Your postgres.credentialsSecret may be missing or may not have the expected keys. The Secret must contain username and password (those exact lowercase key names — the chart reads them via secretKeyRef.key: username / .key: password). If you’re using ESO, check the ExternalSecret resource synced before the API and worker pods started.
Your hatchetPostgres.credentialsSecret is missing the database_url key (or whatever key name you set in hatchetPostgres.databaseUrlKey). Unlike the Nebula DB Secret, the Hatchet Secret must hold a single pre-encoded DSN — Hatchet’s binaries read DATABASE_URL directly and don’t URL-encode discrete fields. Verify with kubectl -n nebula get secret hatchet-postgres-credentials -o jsonpath='{.data.database_url}' | base64 -d and confirm the value parses as postgresql://user:pass@host:5432/db?sslmode=....

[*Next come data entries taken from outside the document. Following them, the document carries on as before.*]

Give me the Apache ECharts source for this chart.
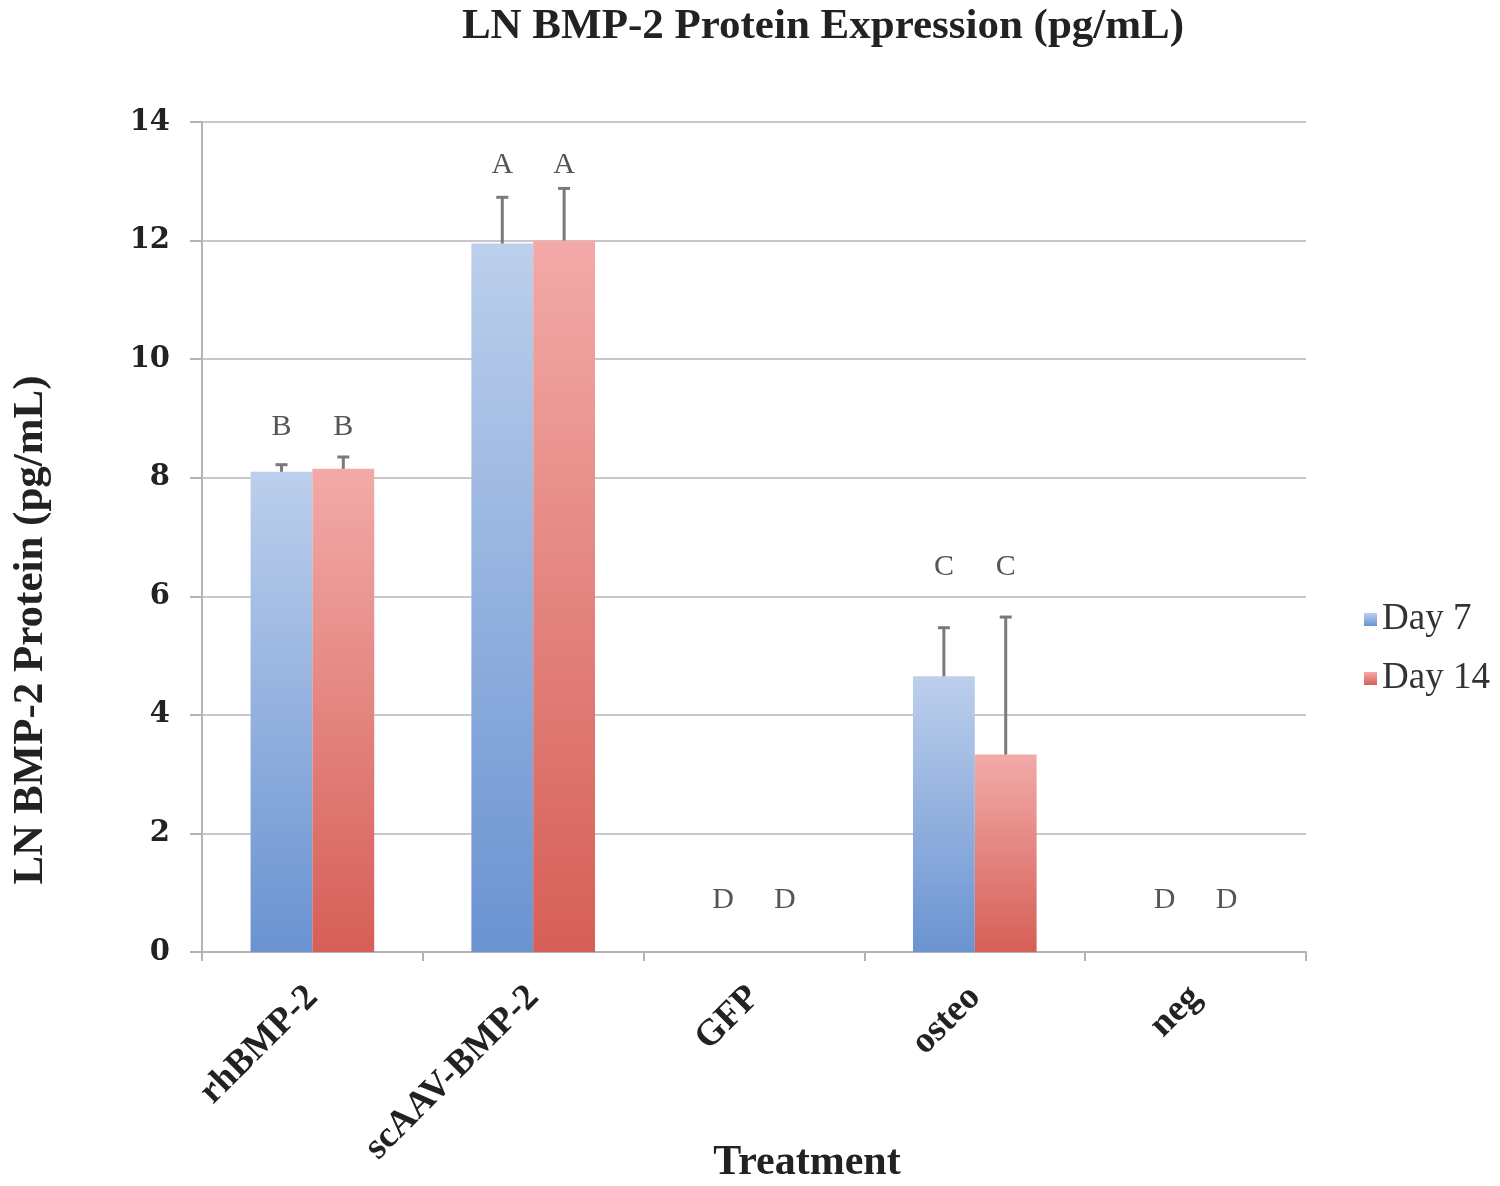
<!DOCTYPE html>
<html><head><meta charset="utf-8">
<script src="https://cdn.jsdelivr.net/npm/echarts@6/dist/echarts.min.js"></script>
<style>html,body{margin:0;padding:0;background:#fff}#c{width:1500px;height:1186px}</style>
</head><body><div id="c"></div>
<script>
const categories = ['rhBMP-2', 'scAAV-BMP-2', 'GFP', 'osteo', 'neg'];
const seriesNames = ['Day 7', 'Day 14'];
const day7 = [8.10, 11.95, 0, 4.65, 0];
const day14 = [8.15, 12.0, 0, 3.33, 0];
const err7 = [0.12, 0.78, 0, 0.82, 0];
const err14 = [0.2, 0.88, 0, 2.32, 0];
const letters7 = ['B', 'A', 'D', 'C', 'D'];
const letters14 = ['B', 'A', 'D', 'C', 'D'];
const letterY = [8.85, 13.27, 0.88, 6.49, 0.88];
const yTicks = [0, 2, 4, 6, 8, 10, 12, 14];

const SERIF = '"Liberation Serif", "DejaVu Serif", serif';
const BAR_FRAC = 0.28;

function grad(top, bottom) {
  return new echarts.graphic.LinearGradient(0, 0, 0, 1, [
    {offset: 0, color: top}, {offset: 1, color: bottom}]);
}

function errSeries(vals, errs, side) {
  return {
    type: 'custom',
    name: 'err' + side,
    data: categories.map((c, i) => [i, vals[i], errs[i]]),
    z: 5,
    renderItem: function (params, api) {
      const i = api.value(0), v = api.value(1), e = api.value(2);
      if (!e) return null;
      const band = api.size([1, 0])[0];
      const off = side * band * BAR_FRAC / 2;
      const p0 = api.coord([i, v]);
      const p1 = api.coord([i, v + e]);
      const x = p0[0] + off;
      const cap = 6;
      const style = {stroke: '#7a7a7a', lineWidth: 3};
      return {type: 'group', children: [
        {type: 'line', shape: {x1: x, y1: p0[1], x2: x, y2: p1[1]}, style: style},
        {type: 'line', shape: {x1: x - cap, y1: p1[1], x2: x + cap, y2: p1[1]}, style: style}
      ]};
    }
  };
}

function letterSeries(lets, side) {
  return {
    type: 'custom',
    name: 'let' + side,
    data: categories.map((c, i) => [i, letterY[i], lets[i]]),
    z: 6,
    renderItem: function (params, api) {
      const i = api.value(0), v = api.value(1);
      const band = api.size([1, 0])[0];
      const off = side * band * BAR_FRAC / 2;
      const p = api.coord([i, v]);
      return {type: 'text', x: p[0] + off, y: p[1], style: {
        text: lets[params.dataIndex], fill: '#555', font: '30px ' + SERIF,
        align: 'center', verticalAlign: 'middle'}};
    }
  };
}

const chart = echarts.init(document.getElementById('c'));
chart.setOption({
  backgroundColor: '#fff',
  animation: false,
  title: {
    text: 'LN BMP-2 Protein Expression (pg/mL)',
    left: 818, top: 0, textAlign: 'center',
    textStyle: {fontFamily: SERIF, fontWeight: 'bold', fontSize: 43, color: '#222'}
  },
  legend: {
    data: seriesNames,
    orient: 'vertical', left: 1359, top: 596,
    itemWidth: 13, itemHeight: 13, itemGap: 22, icon: 'rect',
    textStyle: {fontFamily: SERIF, fontSize: 37, color: '#333'}
  },
  grid: {left: 202, right: 194, top: 122, bottom: 234, containLabel: false, outerBoundsMode: 'none'},
  xAxis: {
    type: 'category', data: categories,
    name: 'Treatment', nameLocation: 'middle', nameGap: 190, nameMoveOverlap: false,
    nameTextStyle: {fontFamily: SERIF, fontWeight: 'bold', fontSize: 42, color: '#222',
      padding: [0, 0, 0, 106]},
    axisLine: {lineStyle: {color: '#b9b0b0', width: 2}},
    axisTick: {show: true, length: 9, lineStyle: {color: '#b9b0b0', width: 2}},
    axisLabel: {rotate: 45, margin: 40, fontFamily: SERIF, fontWeight: 'bold', fontSize: 37, color: '#222'}
  },
  yAxis: {
    type: 'value', min: 0, max: 14, interval: 2,
    name: 'LN BMP-2 Protein (pg/mL)', nameLocation: 'middle', nameGap: 150, nameRotate: 90,
    nameMoveOverlap: false,
    nameTextStyle: {fontFamily: SERIF, fontWeight: 'bold', fontSize: 43, color: '#222',
      padding: [0, 186, 0, 0]},
    axisLine: {show: true, lineStyle: {color: '#b9b0b0', width: 2}},
    axisTick: {show: true, length: 12, lineStyle: {color: '#b9b0b0', width: 2}},
    axisLabel: {margin: 32, fontFamily: '"DejaVu Serif", serif', fontWeight: 'bold', fontSize: 29, color: '#222',
      formatter: v => yTicks.includes(v) ? String(v) : ''},
    splitLine: {lineStyle: {color: '#cdc6c6', width: 2}}
  },
  series: [
    {name: seriesNames[0], type: 'bar', data: day7, barWidth: (BAR_FRAC * 100) + '%', barGap: '0%',
      itemStyle: {color: grad('#bccfec', '#6a93d1')}},
    {name: seriesNames[1], type: 'bar', data: day14, barWidth: (BAR_FRAC * 100) + '%', barGap: '0%',
      itemStyle: {color: grad('#f2aaa8', '#d65f57')}},
    errSeries(day7, err7, -1),
    errSeries(day14, err14, 1),
    letterSeries(letters7, -1),
    letterSeries(letters14, 1)
  ]
});
</script></body></html>
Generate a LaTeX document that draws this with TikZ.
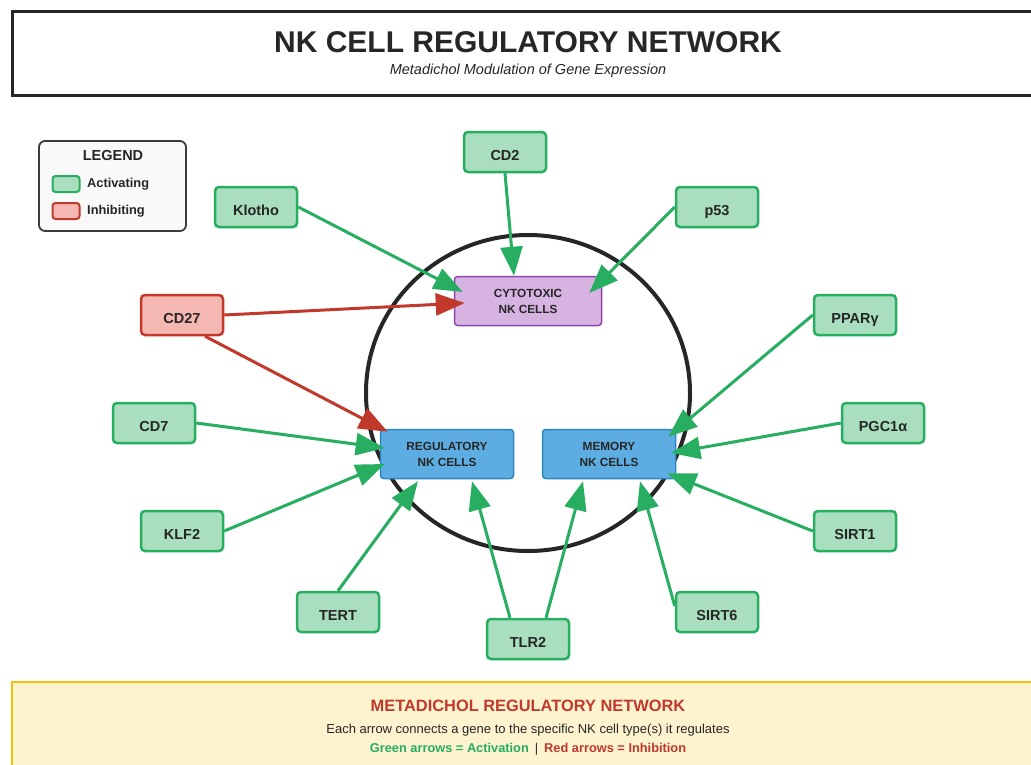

The wait container probes hatchetPostgres.host:port directly via nc -z. If you’re in mode=external you must set hatchetPostgres.host at values level — the chart cannot extract it from the DSN inside your credentialsSecret. Mismatch between hatchetPostgres.host and the host embedded in your database_url is a common misconfiguration; align them.
Either (a) the IRSA role isn’t attached to the ServiceAccount, or (b) the role’s policy doesn’t include the bucket ARN. Check kubectl -n nebula describe sa nebula-sa for the eks.amazonaws.com/role-arn annotation, and trace the IAM policy attached to that role.
The AWS Load Balancer Controller takes 30-60s to provision the ALB on first install. Check kubectl -n kube-system logs deploy/aws-load-balancer-controller for any IAM permission errors on the controller’s IRSA role.
RDS doesn’t create extensions just because they are available. vector, pg_partman, and pg_cron must be available to the master user; if your parameter group restricts extension installs with rds.allowed_extensions, include all three there. shared_preload_libraries must include pg_cron, and cron.database_name must match the Nebula database before bootstrap runs migrations.